Edgar Bernal Sevilla & Richard Barnes at beginning of conference
This week Richard Barnes, a former museum intern, and I were invited by my boss, Dr. Neal Hitch, to attend my first museum conference as a museum professional.  It was the Western Museums Association Annual Conference in Phoenix, Arizona.  It was both exciting and intimidating, and a great experience.

At our first conference mixer, Neal directed me to get two business cards: one from someone at my general rank, and one from someone with way more experience than me. I ended up succeeding (after a few drinks), emerging from the crowd a few hours later with the business card of a young Chicago saleswoman and a titan in the exhibit design industry. Success! 

Steve Hoza, Nadia Arrambla, Neal Hitch, Berlin Loa
The sessions the next day varied from extremely interesting to somewhat disappointing. I got some fantastic ideas from some sessions, while others were just lectures about what seemed (to me) like common sense. While I was awed at first by talks from museums with hundreds of employees or millions of dollars in their annual budgets, the overall feeling I got from the conference is that our tiny little museum in the middle of nowhere is actually pretty cutting edge. 


Lael Hoff, George Ramirez, Michael Connolly Miskwish, Kelly Hyberger. San Diego Museum of Man
My favorite session had to be one on Tuesday titled “Decolonization of the San Diego Museum of Man.” It is safe to say that it was one of the most diverse panels in the conference. The diversity was also extremely refreshing because you could see different perspectives about a wide variety of topics from different cultures including the Kumeyaay and Hispanic communities.  I was thoroughly impressed with their work decolonizing the San Diego Museum of Man and they seemed to me the model of a diverse organization: one where different backgrounds and perspectives allowed for a much greater effectiveness solving problems to achieve one goal. It was inspiring and I made sure to get a few business cards from SMoM.


Neal Hitch & Edgar Bernal Sevilla at Arizona Science Center
All in all, attending the WMA conference was a fantastic experience. I came back with many new ideas and much stronger confidence in my own abilities as a museum professional.
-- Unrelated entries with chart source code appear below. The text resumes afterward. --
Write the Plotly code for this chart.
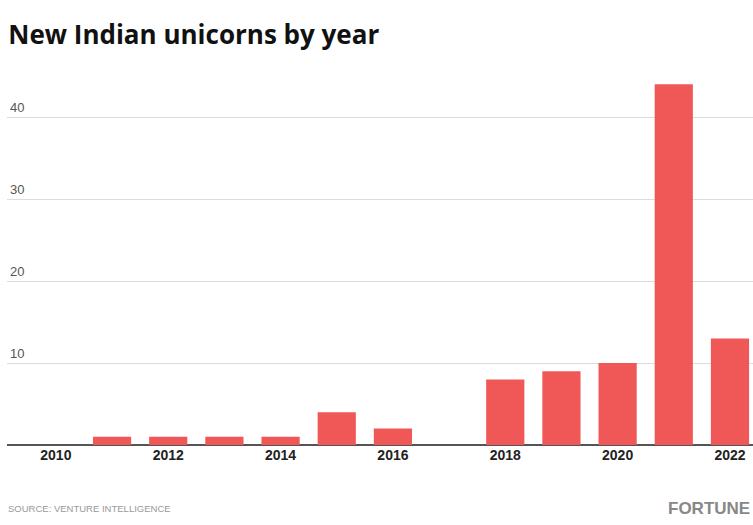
import plotly.graph_objects as go

years = [2010, 2011, 2012, 2013, 2014, 2015, 2016, 2017, 2018, 2019, 2020, 2021, 2022]
unicorns = [0, 1, 1, 1, 1, 4, 2, 0, 8, 9, 10, 44, 13]
x_ticks = [2010, 2012, 2014, 2016, 2018, 2020, 2022]
y_ticks = [10, 20, 30, 40]

fig = go.Figure()
fig.add_trace(go.Bar(x=years, y=unicorns, marker=dict(color="#EF5857", line=dict(width=0)),
                     width=0.68, hoverinfo="x+y"))

fig.update_layout(
    width=753, height=525,
    margin=dict(l=7, r=0, t=50, b=80),
    paper_bgcolor="white", plot_bgcolor="white",
    showlegend=False,
    title=dict(text="<b>New Indian unicorns by year</b>", x=0.011, xanchor="left",
               y=0.933, yanchor="middle",
               font=dict(family="Open Sans, Liberation Sans, sans-serif", size=26, color="#111",
                         weight=800)),
    xaxis=dict(range=[2009.13, 2022.41], tickvals=x_ticks, ticktext=[str(v) for v in x_ticks],
               showgrid=False, zeroline=False, showline=False, ticks="",
               tickfont=dict(family="Liberation Sans, Arial, sans-serif",
                             size=14, color="#222", weight="bold")),
    yaxis=dict(range=[0, 48.17], tickvals=y_ticks, ticktext=[str(v) for v in y_ticks],
               showgrid=True, gridcolor="#d9dde0", gridwidth=1,
               zeroline=True, zerolinecolor="#555", zerolinewidth=2,
               showline=False, ticks="", ticklabelposition="inside top",
               tickfont=dict(family="Liberation Sans, Arial, sans-serif", size=13, color="#555")),
    bargap=0.32,
)

fig.add_annotation(text="SOURCE: VENTURE INTELLIGENCE", xref="paper", yref="paper",
                   x=-0.002, y=-0.16, xanchor="left", yanchor="middle", showarrow=False,
                   font=dict(family="Liberation Sans, Arial, sans-serif",
                             size=9.5, color="#999"))
fig.add_annotation(text="<b>FORTUNE</b>", xref="paper", yref="paper",
                   x=0.998, y=-0.16, xanchor="right", yanchor="middle", showarrow=False,
                   font=dict(family="Liberation Sans, Arial, sans-serif",
                             size=17, color="#888"))

fig.write_html("out.html")
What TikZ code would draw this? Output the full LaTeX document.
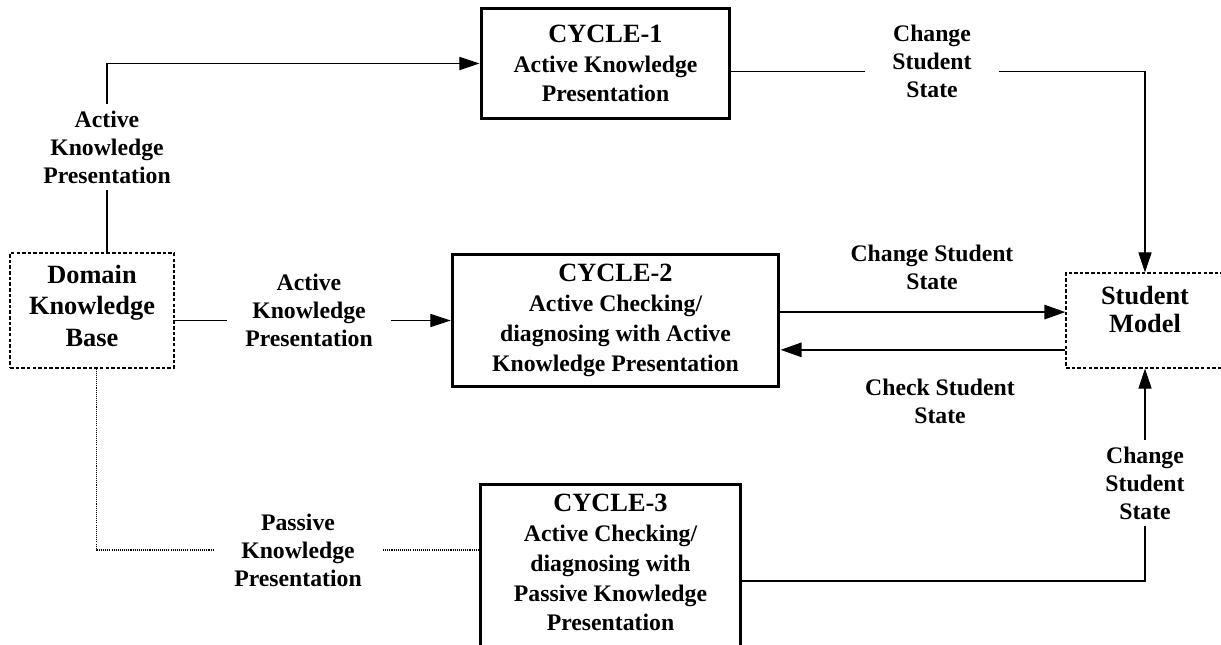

I had never thought about making museum work a career, it always seemed like a means to an end, but coming back from that conference made me feel empowered, like there was no museum problem I couldn’t tackle. Seeing how my little tiny museum stacked up with the rest of the museums in the American West made me more confident. The conference made me feel like I could go anywhere and be more than competent at any facet of museum work (probably not true but that was my feeling). Seeing how many skills I had that other people in larger, more specialized museums don’t have also made me feel extremely capable. I shouldn’t let it get to my head, after all, I have less than a year of experience doing this, but I feel that, if I stick to this profession, I’m going to do alright wherever life takes me.